Eighteen professors will open their classroom doors to the public this week for Open University Against Islamophobia, the Bloomington Against Islamophobia event of which Baram was the first speaker.
“We are here really to search for knowledge,” Baram said.
Ignorance breeds fear, fear breeds hate, and hate breeds violence, he projected onto the screen. Education breeds confidence, confidence breeds hope, and hope breeds peace.
He described the modern emergence of Islamophobia, for which he provided a broad definition: prejudice, hatred or bigotry directed against Islam and Muslims.

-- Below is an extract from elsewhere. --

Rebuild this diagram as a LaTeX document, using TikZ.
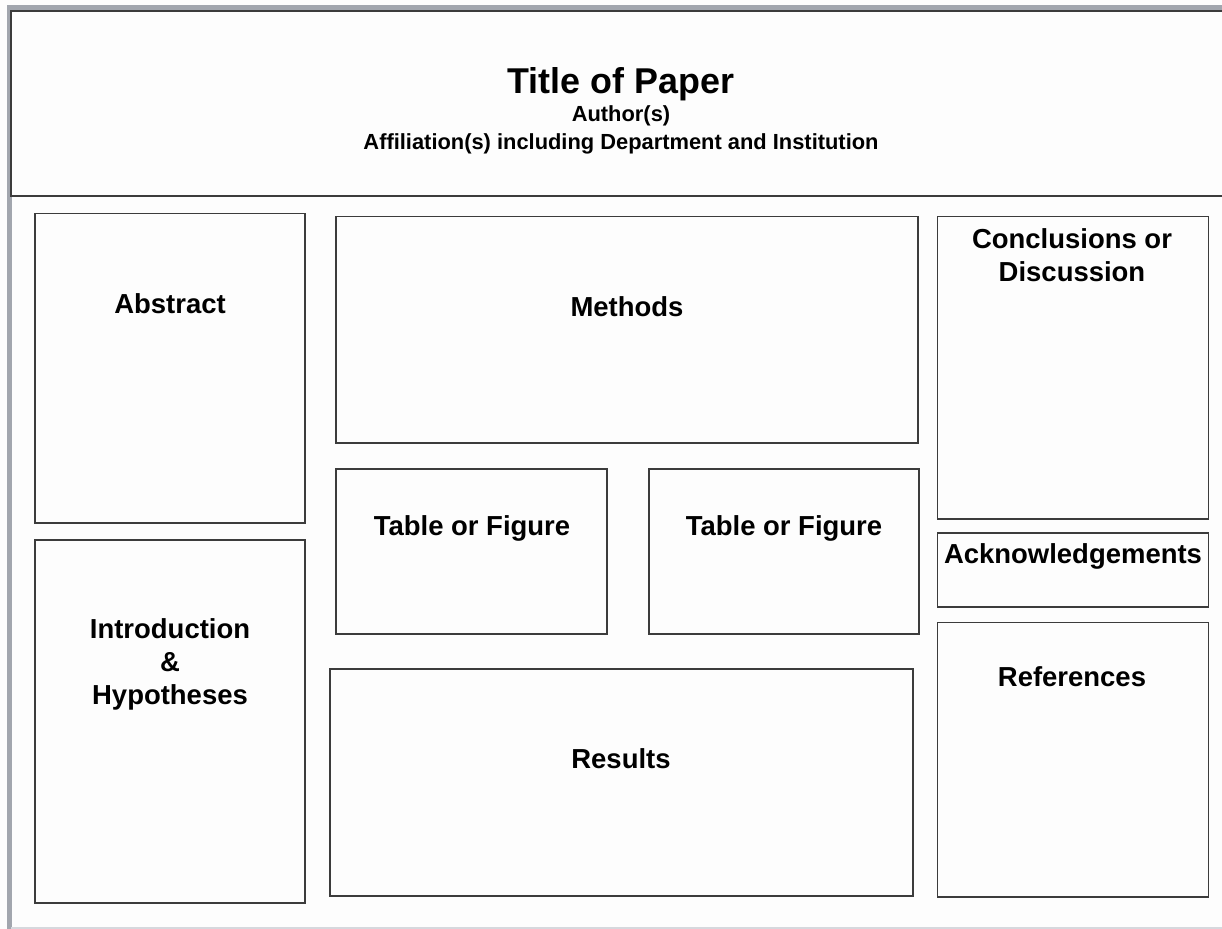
\documentclass[tikz,border=0pt]{standalone}
\usepackage{fontspec}
\setmainfont{Liberation Sans}
\usetikzlibrary{fit}
\definecolor{bg}{HTML}{FDFDFD}
\definecolor{frame}{HTML}{A2A6AE}
\definecolor{edge}{HTML}{3C3C3C}
\definecolor{lowline}{HTML}{D6D8DD}
\tikzset{
  panel/.style={draw=edge, line width=1.1pt, inner sep=0pt},
  label/.style={font=\bfseries\fontsize{20.6}{24.75}\selectfont, align=center, anchor=base, inner sep=0pt},
  head/.style={font=\bfseries\fontsize{26.9}{30}\selectfont, anchor=base, inner sep=0pt},
  sub/.style={font=\bfseries\fontsize{16.4}{20}\selectfont, anchor=base, inner sep=0pt}
}
\begin{document}
\begin{tikzpicture}[x=0.75pt, y=-0.75pt]
\useasboundingbox (0,0) rectangle (1222,929);
\clip (0,0) rectangle (1222,929);
\fill[bg] (0,0) rectangle (1222,929);
% outer frame
\fill[frame] (7,5) rectangle (1222,10);
\fill[frame] (7,5) rectangle (11.5,929);
\fill[lowline] (11,926.5) rectangle (1222,929);
% title banner
\node[draw=edge, line width=1.6pt, inner sep=0pt, fit={(10.8,10.8) (1230,196)}] (banner) {};
\node[head] (title) at (621,93) {Title of Paper};
\node[sub] (author) at (621,121) {Author(s)};
\node[sub] (affil) at (621,149) {Affiliation(s) including Department and Institution};
% panels
\node[panel, fit={(35,213.5) (305,523)}] (abstract) {};
\node[panel, fit={(35,540) (305,903)}] (intro) {};
\node[panel, fit={(336,216.5) (918,443)}] (methods) {};
\node[panel, fit={(336,469) (607,634)}] (tab1) {};
\node[panel, fit={(649,469) (919,634)}] (tab2) {};
\node[panel, fit={(330,669) (913,896)}] (results) {};
\node[panel, fit={(937.5,216.5) (1208.5,519)}] (concl) {};
\node[panel, fit={(937.5,533) (1208.5,607)}] (ack) {};
\node[panel, fit={(937.5,622.5) (1208.5,897)}] (refs) {};
% labels (multi-line labels: base = baseline of last line)
\node[label] (lababs) at (170,313) {Abstract};
\node[label] (labintro) at (170,704) {Introduction\\\&\\Hypotheses};
\node[label] (labmeth) at (627,316) {Methods};
\node[label] (labtab1) at (472,535) {Table or Figure};
\node[label] (labtab2) at (784,535) {Table or Figure};
\node[label] (labres) at (621,768) {Results};
\node[label] (labconcl) at (1072,281) {Conclusions or\\Discussion};
\node[label] (laback) at (1073,563) {Acknowledgements};
\node[label] (labrefs) at (1072,686) {References};
\end{tikzpicture}
\end{document}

Baram said the roots of Islamophobia include fear, racism, assumed religious differences and the perception of an uncivilized people.
He said the real principles of Islam include honoring mankind, embracing diversity, freedom of choice and advocating justice for all.

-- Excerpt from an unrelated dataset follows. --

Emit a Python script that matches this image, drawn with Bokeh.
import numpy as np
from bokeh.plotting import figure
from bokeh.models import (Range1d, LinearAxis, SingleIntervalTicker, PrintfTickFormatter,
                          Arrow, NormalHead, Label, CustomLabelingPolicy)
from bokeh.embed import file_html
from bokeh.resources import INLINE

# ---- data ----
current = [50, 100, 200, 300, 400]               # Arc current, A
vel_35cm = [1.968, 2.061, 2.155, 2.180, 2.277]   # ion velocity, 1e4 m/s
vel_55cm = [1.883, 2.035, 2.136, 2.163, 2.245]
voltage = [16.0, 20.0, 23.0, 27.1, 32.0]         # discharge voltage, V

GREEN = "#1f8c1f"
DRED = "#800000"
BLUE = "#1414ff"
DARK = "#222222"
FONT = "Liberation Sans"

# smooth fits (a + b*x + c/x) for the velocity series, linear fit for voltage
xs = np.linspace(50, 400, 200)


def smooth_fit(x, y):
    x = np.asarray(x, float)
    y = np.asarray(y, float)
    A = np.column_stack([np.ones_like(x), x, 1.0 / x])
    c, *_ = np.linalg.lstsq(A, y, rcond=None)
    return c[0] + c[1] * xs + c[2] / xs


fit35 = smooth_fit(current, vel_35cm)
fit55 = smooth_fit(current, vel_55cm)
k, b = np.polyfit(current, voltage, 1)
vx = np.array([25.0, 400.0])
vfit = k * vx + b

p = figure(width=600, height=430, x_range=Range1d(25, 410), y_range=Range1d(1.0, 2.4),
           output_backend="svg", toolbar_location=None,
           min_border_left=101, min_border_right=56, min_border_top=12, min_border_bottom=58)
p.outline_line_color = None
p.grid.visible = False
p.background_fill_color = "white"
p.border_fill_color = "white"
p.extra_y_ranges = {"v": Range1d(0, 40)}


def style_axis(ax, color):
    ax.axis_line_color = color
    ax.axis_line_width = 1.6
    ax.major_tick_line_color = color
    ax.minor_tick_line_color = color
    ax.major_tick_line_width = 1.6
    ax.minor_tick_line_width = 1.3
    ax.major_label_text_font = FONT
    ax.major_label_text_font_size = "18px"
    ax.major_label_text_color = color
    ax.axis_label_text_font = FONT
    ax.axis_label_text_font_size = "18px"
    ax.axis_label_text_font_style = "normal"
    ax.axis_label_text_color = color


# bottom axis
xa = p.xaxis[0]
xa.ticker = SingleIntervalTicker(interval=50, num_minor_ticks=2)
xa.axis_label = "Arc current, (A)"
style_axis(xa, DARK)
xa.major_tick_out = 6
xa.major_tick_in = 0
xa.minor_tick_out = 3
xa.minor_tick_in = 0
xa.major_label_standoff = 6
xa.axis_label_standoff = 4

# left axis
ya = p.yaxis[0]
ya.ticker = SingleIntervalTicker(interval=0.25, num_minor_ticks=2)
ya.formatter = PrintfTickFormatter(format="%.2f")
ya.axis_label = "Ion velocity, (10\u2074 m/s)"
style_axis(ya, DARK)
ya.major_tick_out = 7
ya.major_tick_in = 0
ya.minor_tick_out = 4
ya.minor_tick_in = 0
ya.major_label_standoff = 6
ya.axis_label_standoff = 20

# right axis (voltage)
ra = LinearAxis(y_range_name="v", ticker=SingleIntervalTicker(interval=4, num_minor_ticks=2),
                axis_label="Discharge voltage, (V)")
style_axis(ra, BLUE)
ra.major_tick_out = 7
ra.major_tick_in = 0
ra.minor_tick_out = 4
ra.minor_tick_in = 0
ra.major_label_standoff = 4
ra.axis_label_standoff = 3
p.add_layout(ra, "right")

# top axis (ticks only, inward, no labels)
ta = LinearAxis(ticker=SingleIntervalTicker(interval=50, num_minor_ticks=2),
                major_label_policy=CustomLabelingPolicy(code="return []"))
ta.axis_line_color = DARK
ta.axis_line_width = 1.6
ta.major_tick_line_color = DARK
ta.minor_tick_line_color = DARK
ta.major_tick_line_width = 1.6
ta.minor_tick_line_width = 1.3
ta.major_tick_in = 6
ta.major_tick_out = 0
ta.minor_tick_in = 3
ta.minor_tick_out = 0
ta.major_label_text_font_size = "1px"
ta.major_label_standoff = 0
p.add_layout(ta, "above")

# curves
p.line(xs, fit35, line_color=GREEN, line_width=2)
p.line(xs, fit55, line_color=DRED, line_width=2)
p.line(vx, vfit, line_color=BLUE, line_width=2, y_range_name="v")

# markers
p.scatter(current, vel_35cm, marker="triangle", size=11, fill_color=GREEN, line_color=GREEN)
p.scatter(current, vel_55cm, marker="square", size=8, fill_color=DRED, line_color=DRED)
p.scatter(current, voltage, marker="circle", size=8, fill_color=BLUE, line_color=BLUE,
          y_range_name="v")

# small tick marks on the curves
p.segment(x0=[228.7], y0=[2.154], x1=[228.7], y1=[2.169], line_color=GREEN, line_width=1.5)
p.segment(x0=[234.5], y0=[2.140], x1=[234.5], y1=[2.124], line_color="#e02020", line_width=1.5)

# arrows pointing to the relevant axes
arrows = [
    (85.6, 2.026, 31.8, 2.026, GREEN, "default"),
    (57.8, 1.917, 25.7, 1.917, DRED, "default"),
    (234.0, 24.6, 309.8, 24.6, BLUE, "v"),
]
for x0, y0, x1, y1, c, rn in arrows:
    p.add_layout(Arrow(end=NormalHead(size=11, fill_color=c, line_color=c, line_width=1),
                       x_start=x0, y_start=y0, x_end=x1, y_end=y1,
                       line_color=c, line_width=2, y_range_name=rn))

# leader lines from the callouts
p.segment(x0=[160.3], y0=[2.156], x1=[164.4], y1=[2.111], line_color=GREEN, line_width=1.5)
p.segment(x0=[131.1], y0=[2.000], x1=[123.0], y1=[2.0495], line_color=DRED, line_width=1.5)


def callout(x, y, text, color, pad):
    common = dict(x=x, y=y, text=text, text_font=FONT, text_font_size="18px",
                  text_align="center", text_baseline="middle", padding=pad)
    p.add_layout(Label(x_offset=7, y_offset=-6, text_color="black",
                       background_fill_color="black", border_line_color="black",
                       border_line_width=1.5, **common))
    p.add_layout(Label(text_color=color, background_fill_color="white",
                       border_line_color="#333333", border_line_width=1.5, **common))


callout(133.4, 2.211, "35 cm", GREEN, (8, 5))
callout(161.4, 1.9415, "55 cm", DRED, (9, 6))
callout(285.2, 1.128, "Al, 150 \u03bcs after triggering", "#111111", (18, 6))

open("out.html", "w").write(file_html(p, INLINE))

After the lecture, sophomore Max Heeren asked Baram about the difference between the acceptance of Islam and the terror of the Islamic State of Iraq and Syria.

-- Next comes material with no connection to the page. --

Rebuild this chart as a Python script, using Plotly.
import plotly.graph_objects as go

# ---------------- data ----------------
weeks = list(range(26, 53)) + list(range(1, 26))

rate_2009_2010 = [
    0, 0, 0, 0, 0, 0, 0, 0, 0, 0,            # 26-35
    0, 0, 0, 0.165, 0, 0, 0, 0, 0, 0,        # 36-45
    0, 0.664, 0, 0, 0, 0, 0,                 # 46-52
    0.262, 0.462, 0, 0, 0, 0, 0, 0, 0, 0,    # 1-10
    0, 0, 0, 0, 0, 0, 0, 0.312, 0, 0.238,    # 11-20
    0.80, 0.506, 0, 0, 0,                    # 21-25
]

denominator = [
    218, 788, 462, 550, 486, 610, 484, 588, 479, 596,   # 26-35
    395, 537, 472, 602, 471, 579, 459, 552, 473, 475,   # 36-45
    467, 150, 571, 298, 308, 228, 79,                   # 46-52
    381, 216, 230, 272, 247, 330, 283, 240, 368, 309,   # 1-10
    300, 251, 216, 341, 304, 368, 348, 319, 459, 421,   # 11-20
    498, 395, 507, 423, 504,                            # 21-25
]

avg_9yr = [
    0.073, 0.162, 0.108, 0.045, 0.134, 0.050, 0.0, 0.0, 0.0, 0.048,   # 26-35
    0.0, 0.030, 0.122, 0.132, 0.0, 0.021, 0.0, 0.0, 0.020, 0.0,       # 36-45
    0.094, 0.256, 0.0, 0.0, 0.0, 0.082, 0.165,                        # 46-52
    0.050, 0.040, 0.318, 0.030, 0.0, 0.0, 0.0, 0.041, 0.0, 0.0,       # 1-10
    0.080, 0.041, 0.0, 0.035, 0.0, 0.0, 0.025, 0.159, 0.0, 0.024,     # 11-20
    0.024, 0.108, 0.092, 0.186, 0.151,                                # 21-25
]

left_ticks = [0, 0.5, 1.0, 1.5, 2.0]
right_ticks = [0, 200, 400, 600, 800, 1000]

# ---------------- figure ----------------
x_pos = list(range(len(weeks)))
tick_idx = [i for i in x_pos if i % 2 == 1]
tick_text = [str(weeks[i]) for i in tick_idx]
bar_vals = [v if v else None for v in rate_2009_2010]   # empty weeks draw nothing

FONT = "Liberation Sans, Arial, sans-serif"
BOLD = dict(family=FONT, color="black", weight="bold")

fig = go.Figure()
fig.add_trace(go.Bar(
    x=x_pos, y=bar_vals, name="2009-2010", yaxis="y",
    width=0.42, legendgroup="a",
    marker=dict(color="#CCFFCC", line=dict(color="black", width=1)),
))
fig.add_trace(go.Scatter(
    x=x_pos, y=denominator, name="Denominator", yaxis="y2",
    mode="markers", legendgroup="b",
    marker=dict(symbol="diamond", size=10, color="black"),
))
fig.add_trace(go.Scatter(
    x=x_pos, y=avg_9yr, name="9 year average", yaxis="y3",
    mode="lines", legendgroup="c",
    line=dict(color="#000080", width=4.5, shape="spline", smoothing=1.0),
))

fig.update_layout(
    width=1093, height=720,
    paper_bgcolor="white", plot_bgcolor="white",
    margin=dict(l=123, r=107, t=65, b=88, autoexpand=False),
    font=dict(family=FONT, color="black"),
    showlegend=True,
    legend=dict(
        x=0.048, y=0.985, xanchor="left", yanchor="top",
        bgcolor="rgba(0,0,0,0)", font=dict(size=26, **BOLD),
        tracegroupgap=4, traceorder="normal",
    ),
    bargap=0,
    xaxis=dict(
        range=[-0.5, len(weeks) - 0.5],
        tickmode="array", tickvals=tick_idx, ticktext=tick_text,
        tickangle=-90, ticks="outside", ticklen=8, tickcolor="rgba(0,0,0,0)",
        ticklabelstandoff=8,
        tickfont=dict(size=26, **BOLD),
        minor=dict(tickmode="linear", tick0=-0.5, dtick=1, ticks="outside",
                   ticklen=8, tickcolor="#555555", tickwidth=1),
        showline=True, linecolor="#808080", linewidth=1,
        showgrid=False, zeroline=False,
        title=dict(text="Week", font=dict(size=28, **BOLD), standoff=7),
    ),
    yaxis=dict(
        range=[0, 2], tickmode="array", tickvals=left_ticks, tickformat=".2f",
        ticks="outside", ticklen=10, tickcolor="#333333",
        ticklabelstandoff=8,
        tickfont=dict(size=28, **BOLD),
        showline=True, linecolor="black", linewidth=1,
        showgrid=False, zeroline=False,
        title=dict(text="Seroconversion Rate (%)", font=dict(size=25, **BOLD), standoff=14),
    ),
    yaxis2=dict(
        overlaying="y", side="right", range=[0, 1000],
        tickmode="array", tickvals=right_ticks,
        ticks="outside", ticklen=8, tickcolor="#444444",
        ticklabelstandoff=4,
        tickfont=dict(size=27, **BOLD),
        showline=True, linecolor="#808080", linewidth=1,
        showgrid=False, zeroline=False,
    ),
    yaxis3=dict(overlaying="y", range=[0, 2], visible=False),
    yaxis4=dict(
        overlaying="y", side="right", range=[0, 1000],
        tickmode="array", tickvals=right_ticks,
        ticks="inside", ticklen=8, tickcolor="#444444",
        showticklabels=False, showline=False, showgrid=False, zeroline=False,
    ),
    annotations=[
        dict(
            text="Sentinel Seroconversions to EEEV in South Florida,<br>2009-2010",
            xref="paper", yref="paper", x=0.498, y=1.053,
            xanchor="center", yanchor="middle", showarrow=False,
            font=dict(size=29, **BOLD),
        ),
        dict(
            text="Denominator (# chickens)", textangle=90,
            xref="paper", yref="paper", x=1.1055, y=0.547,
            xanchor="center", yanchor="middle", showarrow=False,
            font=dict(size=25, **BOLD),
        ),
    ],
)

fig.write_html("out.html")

“From every religion, every culture emerges nonsense people,” Baram said. “From my perspective, I call ISIS nonsense, because it connects to Islam in no way, in no manner.”
He said terror groups like ISIS result from oppression and are like the explosion of a container placed in a fire, but they do not represent all Muslim people.
Bloomington Against Islamophobia organizer Amanda Lanzillo said the rest of the week’s classes will focus on education about what Islam really is but also on the way it mixes with other identities.
“Islamophobia, in fact, intersects with a lot of other issues of discrimination, whether that’s against people of color in the United States or misperceptions about gender stereotypes in Islam,” she said.
The week’s topics range from LGBT populations across cultures to representation of Muslims in American pop music to an examination of Sharia.
“A few incidents in Bloomington and the presidential election season nationally have made it obvious that Islamophobia is not something that happens to others, but rather that it is something that impacts all of us,” professor Kaya Sahin, Open University participant, said. “Like in other forms of racism, we have to be vigilant about it, and we have to educate ourselves about the threats to our civic culture in Bloomington, nationally and indeed globally.”
Echoing the local-global dynamic, professor Colin Johnson plans to discuss the academic study “Terrorist Assemblages: Homonationalism in Queer Times.”
“What I’d really like attendees to take away from the discussion is a heightened awareness of how interconnected domestic and foreign policy questions are — sometimes in positive ways, but also in ways that end up making LGBT Americans far more complicit in racism, xenophobia and American militarism than I’m sure most of them imagine themselves to be,” he said.
Professor Freya Thimsen, another participant, plans to talk about the act of veiling.
She said she hopes to work through the complexities involved in understanding why Muslim women dress in certain ways and the diversity of women’s experiences within Islam.
“I’m excited and curious about who might show up and what they might contribute to the discussion,” she said. “Although I am not an expert in Islamic religion, it is important to me that my community be a place where many kinds of religious expression are welcome.”
Professor and participant Beth Buggenhagen also plans to discuss dress specific to Islam.
“I am concerned about Islamophobic political and social discourse and have noted its polarizing qualities and want to contribute to public debate by pushing our understanding of Islam in new directions,” she said. “The topic of fashion and faith aligns with the themes of the class which is to look cross-culturally at the politics of dress and of making and wearing textiles.”
Professor David McDonald, who said he plans to focus on music, said it is important to point out all areas of American popular culture where Muslims and Arabs are represented as others.
“To do so equips IU students and community members at large with the skill set necessary to identify, resist and ultimately transcend Islamophobia,” he said.